WRITTEN REQUEST: Quote every line below exactly and skip any picture.

INFORMATION SUPPLIED:
....

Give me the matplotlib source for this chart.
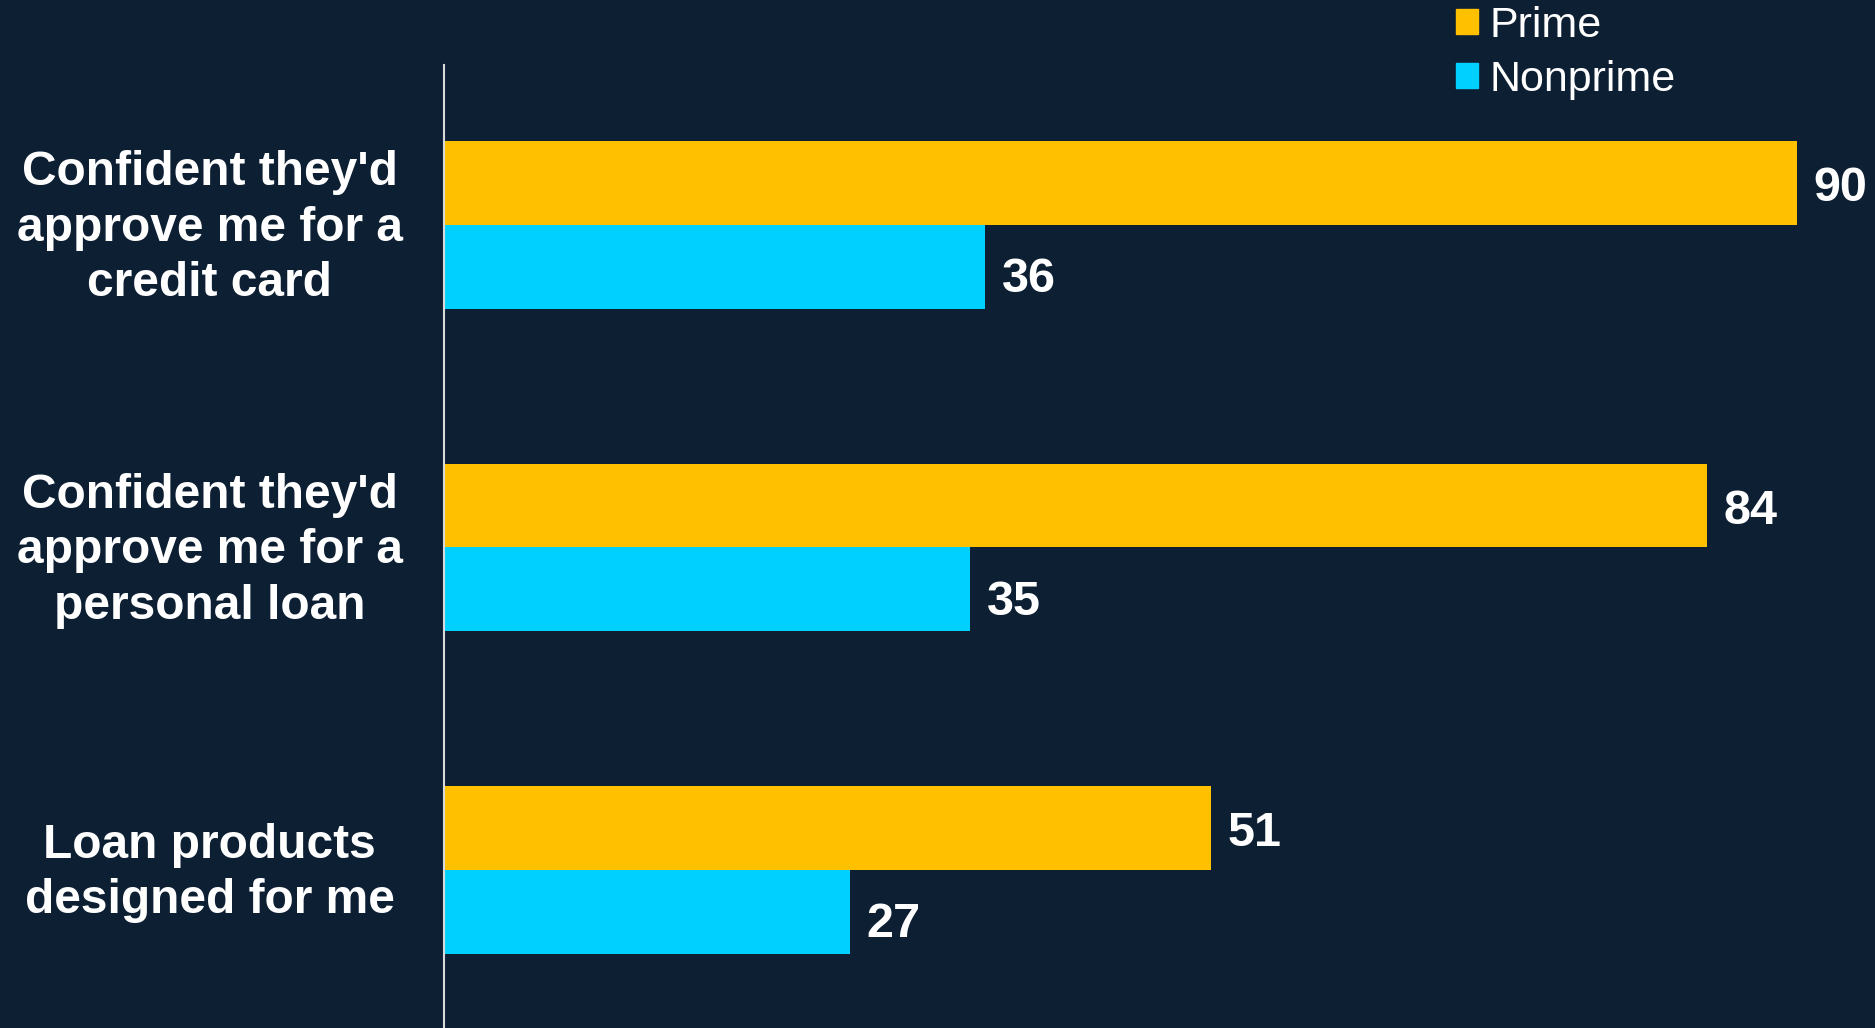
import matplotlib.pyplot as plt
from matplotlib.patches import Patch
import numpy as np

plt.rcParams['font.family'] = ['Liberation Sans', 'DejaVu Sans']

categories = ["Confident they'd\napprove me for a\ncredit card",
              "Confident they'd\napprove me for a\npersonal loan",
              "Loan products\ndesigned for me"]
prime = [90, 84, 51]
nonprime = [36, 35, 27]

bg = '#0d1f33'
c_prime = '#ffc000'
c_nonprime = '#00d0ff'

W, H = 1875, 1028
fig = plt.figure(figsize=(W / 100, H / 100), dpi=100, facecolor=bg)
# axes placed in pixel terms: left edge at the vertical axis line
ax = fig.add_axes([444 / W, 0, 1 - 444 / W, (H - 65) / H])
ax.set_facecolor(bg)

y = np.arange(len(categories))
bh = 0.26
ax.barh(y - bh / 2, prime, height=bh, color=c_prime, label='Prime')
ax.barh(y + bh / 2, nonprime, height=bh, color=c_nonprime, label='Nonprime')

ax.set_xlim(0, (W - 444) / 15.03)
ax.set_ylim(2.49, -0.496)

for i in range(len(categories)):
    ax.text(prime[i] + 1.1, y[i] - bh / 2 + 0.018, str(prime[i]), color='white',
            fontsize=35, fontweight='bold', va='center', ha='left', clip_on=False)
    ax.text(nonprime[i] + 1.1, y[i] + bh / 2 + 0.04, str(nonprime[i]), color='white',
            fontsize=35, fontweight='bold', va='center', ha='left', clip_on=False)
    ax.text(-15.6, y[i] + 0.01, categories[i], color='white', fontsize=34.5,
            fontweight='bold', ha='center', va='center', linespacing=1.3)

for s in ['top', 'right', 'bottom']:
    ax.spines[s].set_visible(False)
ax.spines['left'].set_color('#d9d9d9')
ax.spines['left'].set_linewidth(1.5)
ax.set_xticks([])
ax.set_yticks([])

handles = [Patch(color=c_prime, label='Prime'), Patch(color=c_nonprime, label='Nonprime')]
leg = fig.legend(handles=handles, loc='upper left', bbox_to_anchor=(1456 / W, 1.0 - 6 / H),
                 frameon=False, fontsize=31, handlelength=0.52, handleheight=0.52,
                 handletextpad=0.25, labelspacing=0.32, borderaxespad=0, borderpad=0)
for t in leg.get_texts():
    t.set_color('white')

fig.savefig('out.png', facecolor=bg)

....

RESULT OF THIS TASK:
Give me the matplotlib source for this chart.
import matplotlib.pyplot as plt
from matplotlib.patches import Patch
import numpy as np

plt.rcParams['font.family'] = ['Liberation Sans', 'DejaVu Sans']

categories = ["Confident they'd\napprove me for a\ncredit card",
              "Confident they'd\napprove me for a\npersonal loan",
              "Loan products\ndesigned for me"]
prime = [90, 84, 51]
nonprime = [36, 35, 27]

bg = '#0d1f33'
c_prime = '#ffc000'
c_nonprime = '#00d0ff'

W, H = 1875, 1028
fig = plt.figure(figsize=(W / 100, H / 100), dpi=100, facecolor=bg)
# axes placed in pixel terms: left edge at the vertical axis line
ax = fig.add_axes([444 / W, 0, 1 - 444 / W, (H - 65) / H])
ax.set_facecolor(bg)

y = np.arange(len(categories))
bh = 0.26
ax.barh(y - bh / 2, prime, height=bh, color=c_prime, label='Prime')
ax.barh(y + bh / 2, nonprime, height=bh, color=c_nonprime, label='Nonprime')

ax.set_xlim(0, (W - 444) / 15.03)
ax.set_ylim(2.49, -0.496)

for i in range(len(categories)):
    ax.text(prime[i] + 1.1, y[i] - bh / 2 + 0.018, str(prime[i]), color='white',
            fontsize=35, fontweight='bold', va='center', ha='left', clip_on=False)
    ax.text(nonprime[i] + 1.1, y[i] + bh / 2 + 0.04, str(nonprime[i]), color='white',
            fontsize=35, fontweight='bold', va='center', ha='left', clip_on=False)
    ax.text(-15.6, y[i] + 0.01, categories[i], color='white', fontsize=34.5,
            fontweight='bold', ha='center', va='center', linespacing=1.3)

for s in ['top', 'right', 'bottom']:
    ax.spines[s].set_visible(False)
ax.spines['left'].set_color('#d9d9d9')
ax.spines['left'].set_linewidth(1.5)
ax.set_xticks([])
ax.set_yticks([])

handles = [Patch(color=c_prime, label='Prime'), Patch(color=c_nonprime, label='Nonprime')]
leg = fig.legend(handles=handles, loc='upper left', bbox_to_anchor=(1456 / W, 1.0 - 6 / H),
                 frameon=False, fontsize=31, handlelength=0.52, handleheight=0.52,
                 handletextpad=0.25, labelspacing=0.32, borderaxespad=0, borderpad=0)
for t in leg.get_texts():
    t.set_color('white')

fig.savefig('out.png', facecolor=bg)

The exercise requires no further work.